Infelizmente, no mesmo dia em que foi condenado foi possível dar uma entrevista de vinte minutos na SIC Notícias recusando-se a dizer mais sobre o tema do que adiar respostas para o dia seguinte, em terreno mais favorável, e que ia recorrer. Que outro líder partidário poderia dar uma entrevista no dia de uma condenação judicial sem que esse fosse o tema central, mesmo que isso não lhe desse jeito? E o que tinha a dizer no dia seguinte é que não tencionava cumprir a decisão judicial.
“É isto que faz crescer Ventura”, diz-se sobre tudo e um par de botas, transformando-o em legítimo portador de todas as frustrações nacionais. Até a aplicação da lei faz crescer o homem que só acredita nela quando se aplica aos de baixo. Temos de combater as causas que dão força ao Chega. Mas, mesmo que houvesse acordo sobre elas, é como dizer que a criminalidade se combate reduzindo a desigualdade. É verdade, mas nem por isso suspendemos a lei contra o crime.

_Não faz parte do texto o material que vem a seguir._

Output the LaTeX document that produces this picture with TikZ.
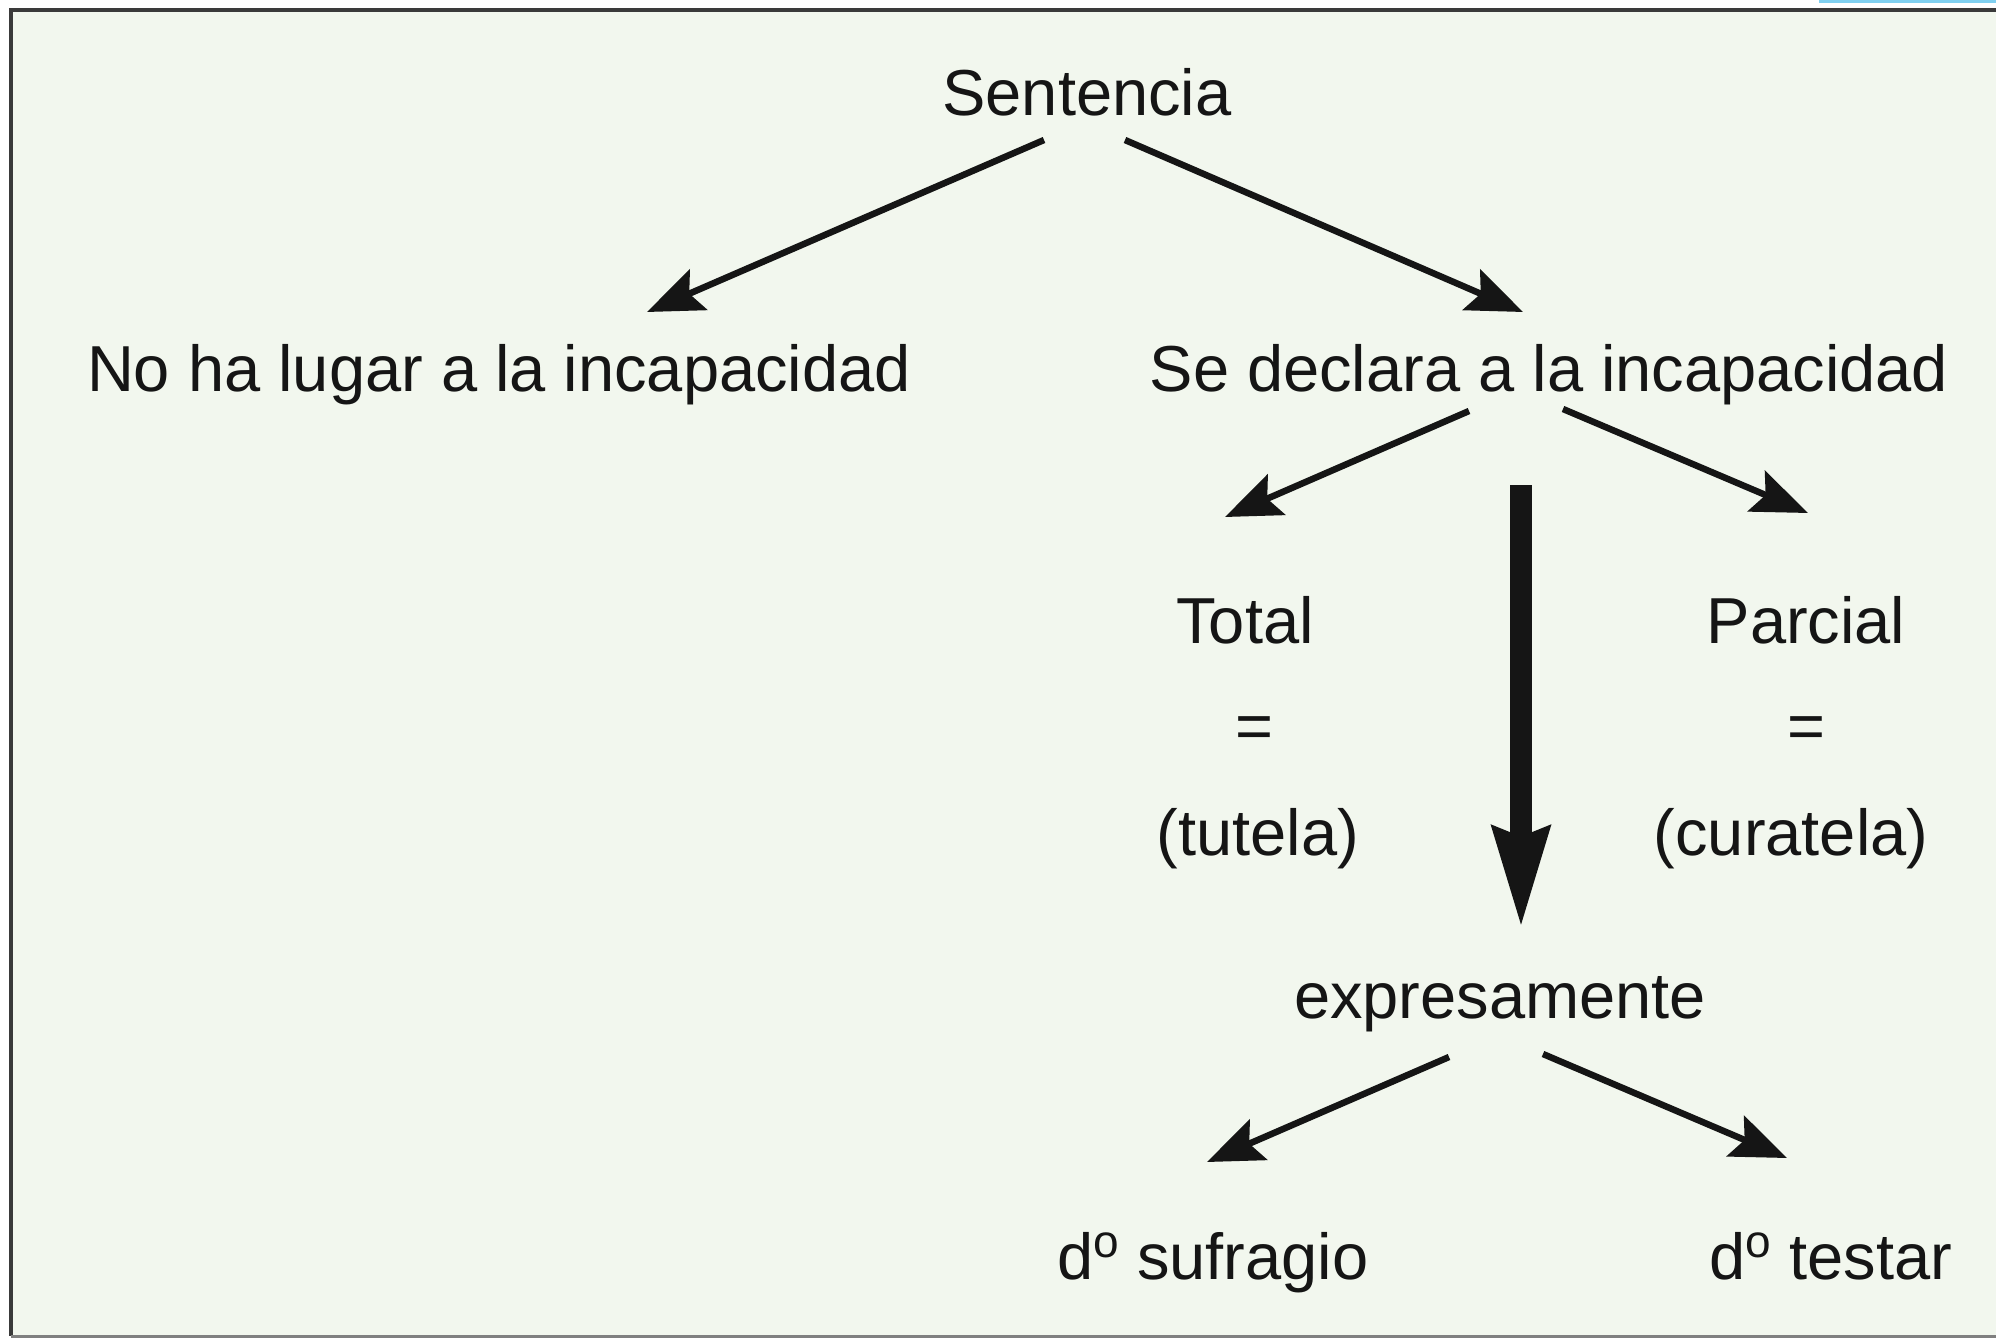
\documentclass[tikz,border=0pt]{standalone}
\usepackage{fontspec}
\setmainfont{Liberation Sans}
\usetikzlibrary{arrows.meta}
\definecolor{bg}{HTML}{F2F7EE}
\definecolor{ink}{HTML}{151515}
\definecolor{frame}{HTML}{3A3A3A}
\definecolor{strip}{HTML}{80D0F0}
\newcommand{\dord}{d\raisebox{22pt}{\fontsize{46}{46}\selectfont o}}
\begin{document}
\begin{tikzpicture}[x=1pt,y=-1pt,
  lbl/.style={font=\fontsize{65}{70}\selectfont, text=ink, inner sep=0pt, anchor=base},
  thinarrow/.style={line width=6.5pt, draw=ink, -{Stealth[length=56pt,width=44pt,inset=10pt]}},
  thickarrow/.style={line width=22pt, draw=ink, -{Stealth[length=100pt,width=54pt,inset=8pt]}}]
\useasboundingbox (0,0) rectangle (1996,1338);
\fill[white] (0,0) rectangle (1996,1338);
\fill[bg] (11,10) rectangle (1996,1336);
\fill[strip] (1819,0) rectangle (1996,3);
\draw[line width=4pt, frame] (1996,10) -- (11,10) -- (11,1336);
\draw[line width=3pt, gray] (11,1336.5) -- (1996,1336.5);

\node[lbl] (sent) at (1087,115) {Sentencia};
\node[lbl] (nolugar) at (499,391) {No ha lugar a la incapacidad};
\node[lbl] (declara) at (1549,391) {Se declara a la incapacidad};
\node[lbl] (total) at (1245,643) {Total};
\node[lbl] (eq1) at (1254,748) {=};
\node[lbl] (tutela) at (1258,855) {(tutela)};
\node[lbl] (parcial) at (1806,643) {Parcial};
\node[lbl] (eq2) at (1806,748) {=};
\node[lbl] (curatela) at (1791,855) {(curatela)};
\node[lbl] (expr) at (1500,1018) {expresamente};
\node[lbl] (sufragio) at (1213,1279) {\dord{} sufragio};
\node[lbl] (testar) at (1831,1279) {\dord{} testar};

\coordinate (a1s) at (1044,140); \coordinate (a1e) at (647,312);
\coordinate (a2s) at (1125,140); \coordinate (a2e) at (1523,312);
\coordinate (a3s) at (1469,411); \coordinate (a3e) at (1225,517);
\coordinate (a4s) at (1563,409); \coordinate (a4e) at (1808,513);
\coordinate (a5s) at (1521,485); \coordinate (a5e) at (1521,929);
\coordinate (a6s) at (1449,1057); \coordinate (a6e) at (1207,1162);
\coordinate (a7s) at (1543,1054); \coordinate (a7e) at (1787,1158);

\draw[thinarrow] (a1s) -- (a1e);
\draw[thinarrow] (a2s) -- (a2e);
\draw[thinarrow] (a3s) -- (a3e);
\draw[thinarrow] (a4s) -- (a4e);
\draw[thickarrow] (a5s) -- (a5e);
\draw[thinarrow] (a6s) -- (a6e);
\draw[thinarrow] (a7s) -- (a7e);
\end{tikzpicture}
\end{document}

Os impasses que levaram ao renascimento da extrema-direita no mundo ocidental são profundos e demorarão muito tempo a resolver. Já a nossa democracia é frágil e a defesa das suas regras é determinante para que a receita do sucesso de Ventura não seja copiada por outros, com muitas vítimas como Vanusa Caxi. A resposta política é complexa. Mas a imediata é simples: a aplicação da lei, que vigora no Bairro da Jamaica e nos debates em que Ventura participa.